Senator Tom Udall said, “The fact is that deaths from drunk driving are completely preventable – so we have an obligation to do everything we can to prevent such senseless tragedies. I’ve been in this fight for a long time, and we’ve made real progress. But we are still losing thousands of lives each year to drunk driving crashes. Every drunk driving death is one too many – and one too many family who is forced to confront unimaginable pain. With this legislation, we have the opportunity to help end drunk driving for good by putting alcohol detection technology in all new motor vehicles. We owe it to those we’ve lost—to honor them with action.”

Representative Debbie Dingell said, “Drunk driving has brought pain to my community in Dearborn and the country. Change needs to come faster and we need to do everything we can to ensure what happened to the Abbas family never happens again. The bills introduced in the House and Senate represent a way to do that and I’m committed to continuing to work with advocacy groups, industry, federal regulators, and those who have lost loved ones, including relatives of the Abbas family who are with us here today, so we can stop drunk driving and ensure the tragedy of the Abbas family never happens again.”

The RIDE Act of 2019 will fund the technology transfer of federally funded research and development of advanced alcohol detection software – technology that detects whether a driver is impaired over the legal limit and, if so, prevents that driver from starting the car. This legislation sets up a pilot program for fleet deployment of vehicles equipped with this software with the federal General Services Administration, state and local partners, and private fleet owners. It also requires a rulemaking to mandate installment of this software in every new vehicle. The bill is supported by Mothers Against Drunk Driving (MADD) and the National Safety Council.

Limited field testing has already begun on the technology that would be used.

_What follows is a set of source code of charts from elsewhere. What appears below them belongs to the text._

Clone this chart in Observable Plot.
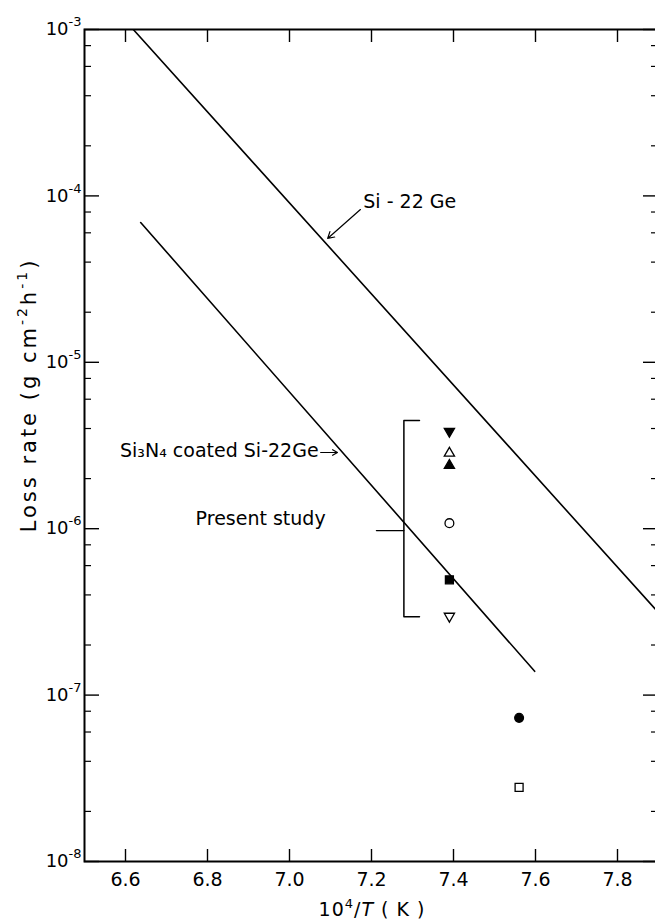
<!DOCTYPE html>
<html><head><meta charset="utf-8">
<script src="https://cdn.jsdelivr.net/npm/d3@7"></script>
<script src="https://cdn.jsdelivr.net/npm/@observablehq/plot@0.6"></script>
<style>
html,body{margin:0;padding:0;background:#fff;overflow:hidden}
#chart{width:655px;height:920px;overflow:hidden}
#chart svg{max-width:none !important;display:block}
</style></head><body><div id="chart"></div>
<script>
// ---- data ----
const xTicks = [6.6, 6.8, 7.0, 7.2, 7.4, 7.6, 7.8];
const xTickLabels = ["6.6", "6.8", "7.0", "7.2", "7.4", "7.6", "7.8"];
const yDecades = [1e-8, 1e-7, 1e-6, 1e-5, 1e-4, 1e-3];
const yDecadeLabels = ["10^-8", "10^-7", "10^-6", "10^-5", "10^-4", "10^-3"];
const yMinorMultipliers = [2, 4, 6, 8];

// Si-22Ge line (endpoints)
const si22GeX = [6.619, 7.9];
const si22GeY = [1e-3, 3.13e-7];
// Si3N4 coated Si-22Ge line (endpoints)
const coatedX = [6.637, 7.598];
const coatedY = [6.92e-5, 1.39e-7];

// Present study points
const studyX = [7.39, 7.39, 7.39, 7.39, 7.39, 7.39, 7.56, 7.56];
const studyY = [3.85e-6, 2.84e-6, 2.40e-6, 1.08e-6, 4.93e-7, 2.98e-7, 7.3e-8, 2.79e-8];
const studyShape = ["tdown", "tup", "tup", "circle", "square", "tdown", "circle", "square"];
const studyFilled = [true, false, true, false, true, false, true, false];

// bracket for "Present study"
const bracketX = [7.317, 7.279, 7.279, 7.317];
const bracketY = [4.47e-6, 4.47e-6, 2.96e-7, 2.96e-7];
const bracketTickX = [7.212, 7.279];
const bracketTickY = [9.75e-7, 9.75e-7];

// annotation arrows
const arrowSiGe = {x1: 7.173, y1: 8.28e-5, x2: 7.093, y2: 5.55e-5};
const arrowCoated = {x1: 7.076, y1: 2.87e-6, x2: 7.117, y2: 2.87e-6};

// labels
const labels = [
  {text: "Si - 22 Ge", x: 7.180, y: 9.24e-5, anchor: "start"},
  {text: "Si₃N₄ coated Si-22Ge", x: 7.071, y: 2.95e-6, anchor: "end"},
  {text: "Present study", x: 6.771, y: 1.14e-6, anchor: "start"}
];

// ---- build ----
const W = 660, H = 920, mL = 84, mR = 2, mT = 29, mB = 59;
const fw = W - mL - mR, fh = H - mT - mB;
const FONT = "DejaVu Sans, sans-serif";

const yMinor = [];
for (const d of yDecades.slice(0, -1)) for (const m of yMinorMultipliers) yMinor.push(d * m);

const pts = studyX.map((x, i) => ({x, y: studyY[i], shape: studyShape[i], filled: studyFilled[i]}));
const triDown = {
  draw(ctx, size) {
    const s3 = Math.sqrt(3);
    const y = -Math.sqrt(size / (s3 * 3));
    ctx.moveTo(0, -y * 2);
    ctx.lineTo(-s3 * y, y);
    ctx.lineTo(s3 * y, y);
    ctx.closePath();
  }
};
const symbolFor = {tdown: triDown, tup: "triangle", circle: "circle", square: "square"};
const rFor = {tdown: 3.8, tup: 3.8, circle: 4.4, square: 4.5};

const dotMarks = [];
for (const shape of ["tdown", "tup", "circle", "square"]) {
  for (const filled of [true, false]) {
    const sub = pts.filter(p => p.shape === shape && p.filled === filled);
    if (!sub.length) continue;
    dotMarks.push(Plot.dot(sub, {
      x: "x", y: "y", symbol: symbolFor[shape], r: rFor[shape],
      fill: filled ? "black" : "white", stroke: "black", strokeWidth: 1.3
    }));
  }
}

const labelMap = new Map(yDecades.map((d, i) => [d, yDecadeLabels[i]]));
const xLabelMap = new Map(xTicks.map((d, i) => [d, xTickLabels[i]]));

const chart = Plot.plot({
  width: W, height: H,
  marginLeft: mL, marginRight: mR, marginTop: mT, marginBottom: mB,
  style: {fontFamily: FONT, background: "white", color: "black", maxWidth: "none"},
  x: {domain: [6.5, 7.9], axis: null},
  y: {type: "log", domain: [1e-8, 1e-3], axis: null},
  marks: [
    // tick labels
    Plot.axisX({ticks: xTicks, tickSize: 0, tickPadding: 11, fontSize: 19,
      tickFormat: d => xLabelMap.get(d), label: null}),
    Plot.axisY({ticks: yDecades, tickSize: 0, tickPadding: 3, fontSize: 18,
      tickFormat: d => labelMap.get(d), label: null}),
    // inward ticks
    Plot.tickY(yDecades, {y: d => d, insetRight: fw - 15, strokeWidth: 1.4}),
    Plot.tickY(yMinor, {y: d => d, insetRight: fw - 7, strokeWidth: 1.2}),
    Plot.tickY(yDecades, {y: d => d, insetLeft: fw - 15, strokeWidth: 1.4}),
    Plot.tickY(yMinor, {y: d => d, insetLeft: fw - 7, strokeWidth: 1.2}),
    Plot.tickX(xTicks, {x: d => d, insetTop: fh - 12, strokeWidth: 1.4}),
    Plot.tickX(xTicks, {x: d => d, insetBottom: fh - 13, strokeWidth: 1.4}),
    Plot.frame({stroke: "black", strokeWidth: 2}),
    // lines
    Plot.line(si22GeX.map((x, i) => ({x, y: si22GeY[i]})), {x: "x", y: "y", stroke: "black", strokeWidth: 1.6, clip: true}),
    Plot.line(coatedX.map((x, i) => ({x, y: coatedY[i]})), {x: "x", y: "y", stroke: "black", strokeWidth: 1.6}),
    // bracket
    Plot.line(bracketX.map((x, i) => ({x, y: bracketY[i]})), {x: "x", y: "y", stroke: "black", strokeWidth: 1.5}),
    Plot.line(bracketTickX.map((x, i) => ({x, y: bracketTickY[i]})), {x: "x", y: "y", stroke: "black", strokeWidth: 1.3}),
    // arrows
    Plot.arrow([arrowSiGe], {x1: "x1", y1: "y1", x2: "x2", y2: "y2", stroke: "black", strokeWidth: 1.2, headLength: 9}),
    Plot.arrow([arrowCoated], {x1: "x1", y1: "y1", x2: "x2", y2: "y2", stroke: "black", strokeWidth: 1.2, headLength: 8}),
    // text labels
    ...labels.map(l => Plot.text([l], {x: "x", y: "y", text: "text", textAnchor: l.anchor, lineAnchor: "middle", fontSize: 19, fill: "black"})),
    ...dotMarks
  ]
});
chart.style.maxWidth = "none";

const svg = d3.select(chart);

// turn "10^-3" tick labels into 10 with a superscript exponent
svg.selectAll('g[aria-label="y-axis tick label"] text').each(function () {
  const t = d3.select(this);
  const [base, exp] = t.text().split("^");
  t.text(null);
  t.append("tspan").text(base);
  t.append("tspan").attr("font-size", 13).attr("dy", -9).text(exp);
});

// x axis label: 10^4 / T (K)
const xl = svg.append("text")
  .attr("x", 372).attr("y", 916)
  .attr("text-anchor", "middle")
  .attr("font-family", FONT).attr("font-size", 19).attr("fill", "black")
  .attr("letter-spacing", 1);
xl.append("tspan").text("10");
xl.append("tspan").attr("font-size", 13).attr("dy", -8).text("4");
xl.append("tspan").attr("dy", 8).text("/");
xl.append("tspan").attr("font-style", "italic").text("T");
xl.append("tspan").text(" ( K )");

// y axis label
const yl = svg.append("text")
  .attr("transform", "translate(36,395) rotate(-90)")
  .attr("text-anchor", "middle")
  .attr("font-family", FONT).attr("font-size", 21).attr("fill", "black")
  .attr("letter-spacing", 3);
yl.append("tspan").text("Loss rate (g cm");
yl.append("tspan").attr("font-size", 14).attr("dy", -9).text("-2");
yl.append("tspan").attr("dy", 9).text("h");
yl.append("tspan").attr("font-size", 14).attr("dy", -9).text("-1");
yl.append("tspan").attr("dy", 9).text(")");

document.getElementById("chart").appendChild(chart);
</script></body></html>
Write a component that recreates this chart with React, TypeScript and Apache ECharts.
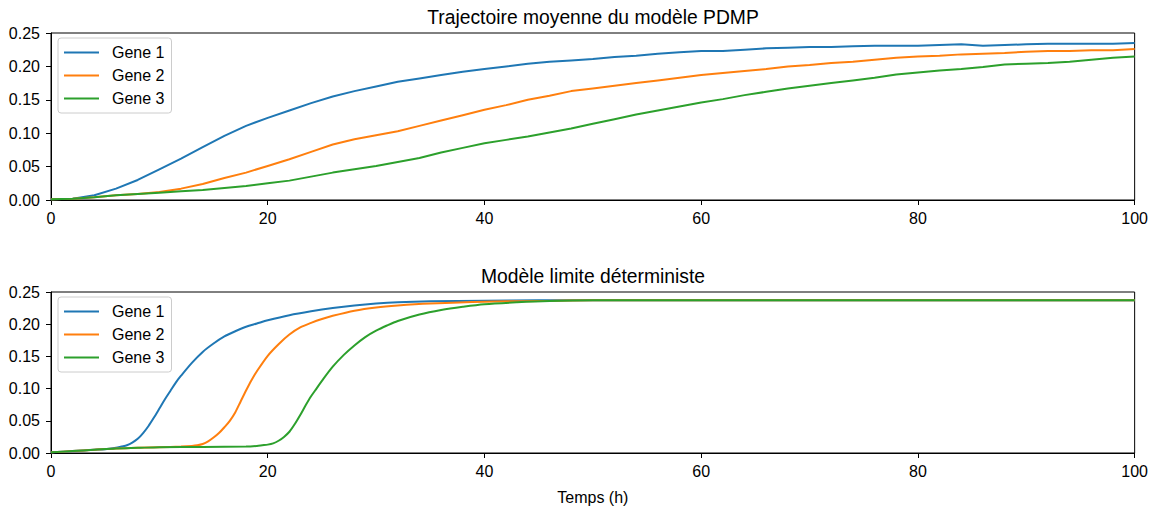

Alcohol-impaired driving fatalities represent approximately 1⁄3 of all highway fatalities in the United States each year. In 2017, there were 10,874 alcohol-impaired driving fatalities in the United States involving drivers with a blood alcohol concentration level of .08 or higher, and 68 percent of the crashes that resulted in those fatalities involved a driver with a blood alcohol concentration level of .15 or higher. The estimated economic cost for alcohol-impaired driving in 2010 was $44,000,000,000.